The Move server needs to monitor the current position of the vehicle. It does this by querying the GPSINS server in order to determine how close the vehicle is to the target distance.

In addition, the Move server continually monitors the VORAD as a failsafe against collision. In the event that the map server did not see an obstacle but the VORAD does, the Move server will make an emergency stop.

*** Q: What happens after an emergency stop? Do we simply do a warm reset and start over, or do we keep the state that we made an emergency stop and let the higher level servers decide what to do about it?


// Move command message
struct MsgMOVE: public MsgBase {

	    static const uint32_t k_msgtype = char4('M','V','M','O');
	    float	distance;		// distance to travel (in meters)
	    float	maxspeed;		// maximum speed limit (in meters/sec)
	    float	curvature;		// 1/r, r=radius of curvature (in meters^-1)
					   	// by convention:
					   	//	zero means straight ahead
					   	//	negative means turn left
					   	//	positive means turn right

// Move in REVERSE command message

struct MsgREVERSE: public MsgBase {
       static const uint32_t k_msgtype = char4('M','V','R','E');
	    float	distance;		// distance to travel (in meters)
	    float	maxspeed;		// maximum speed limit (in meters/sec)
	    float	curvature;		// 1/r, r=radius of curvature (in meters^-1)
				    	// by convention:
					   	//	zero means straight ahead
					   	//	negative means turn left
					   	//	positive means turn right

// Stop command message
struct MsgSTOP: public MsgBase {

	    static const uint32_t k_msgtype = char4('M','V','S','T');

FIGURE 2 - Move server messages

Dynamics Model

The Move server must incorporate at least a simple model of the vehicle dynamics in order to determine movement safety. At the very least we need pitch limits, maximum acceleration/deceleration rates, maximum turning rates. A more sophisticated model would include these as a function of speed, vehicle weight (vehicle gets lighter as fuel is consumed), lateral acceleration, etc.

Speed Server

The Move server does not issue commands to the Brake and Throttle servers directly, but through the Speed server, which provides a slightly higher level interface. The Speed server continually monitors its current speed.

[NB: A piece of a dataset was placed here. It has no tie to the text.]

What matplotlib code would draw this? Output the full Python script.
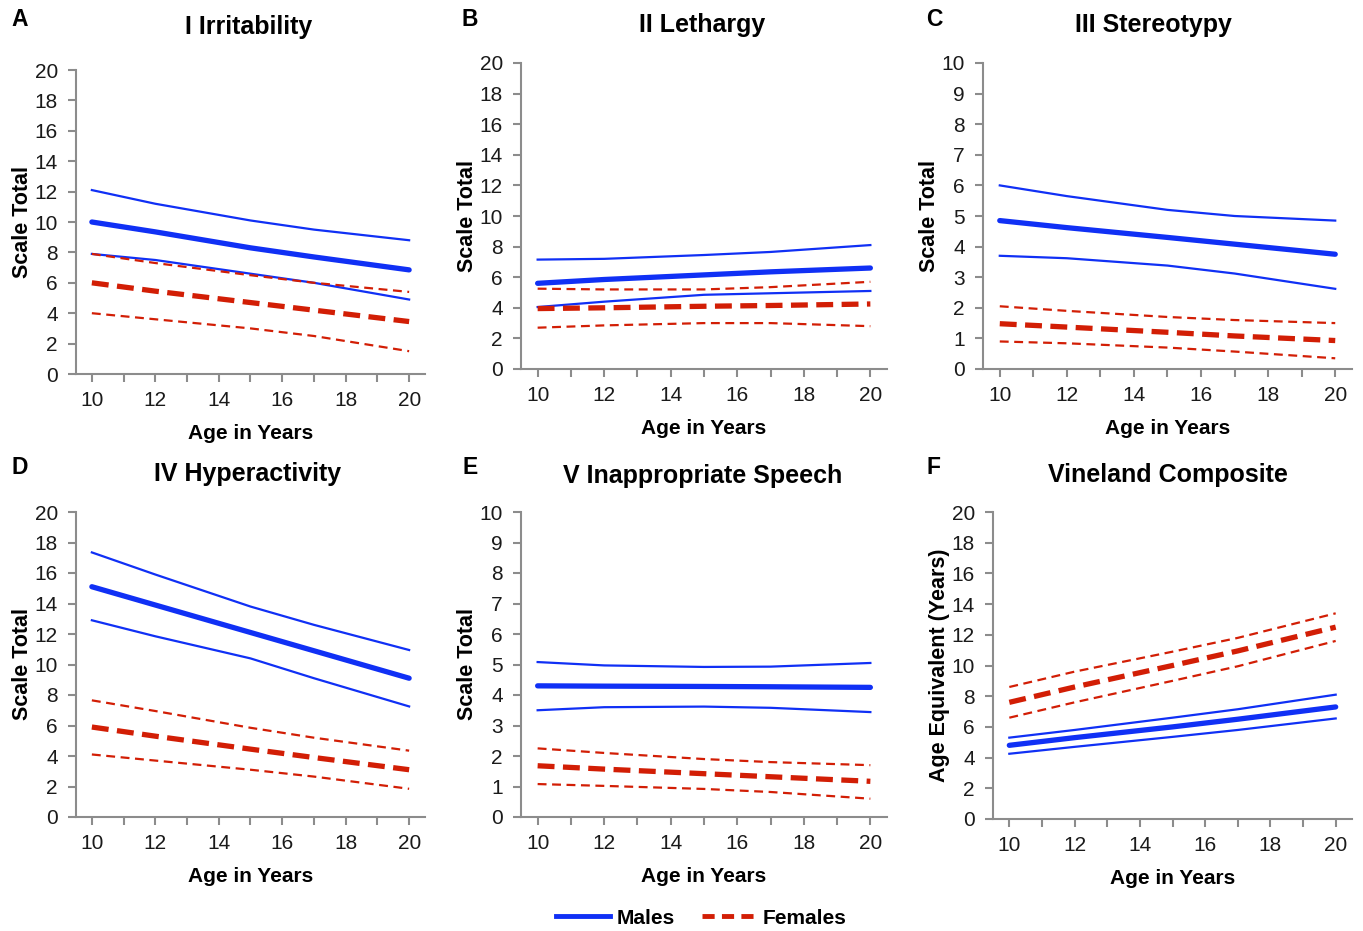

	// Set vehicle speed        


	//		If "speed" is _higher_ than the current speed, vehicle will 
	//			accelerate at "rate" until its current speed matches "speed".
	//		If "speed" is _lower_ than the current speed, vehicle will 
	//			decelerate at "rate" until its current speed matches "speed".
	//			For speed enough values of "rate", the deceleration can be
	//			accomplished merely by reducing the pressure on the accelerator.
	//			For higher values, the deceleration must be accomplished by
	//			braking.
	//	 	If "speed" is the _same_ as the current speed, the message is ignored 

	struct MsgSetSpeed: public MsgBase {        
          static const uint32_t k_msgtype = char4('S','P','S','S');        
            float        speed;        // new speed (in meters/sec).  Always nonnegative.        
            float        acceleration; // acceleration (or deceleration) in meters/sec^2      
                                       // rate at which the vehicle should change its   
                                       // current speed to match the new speed.  
                                       // Always positive.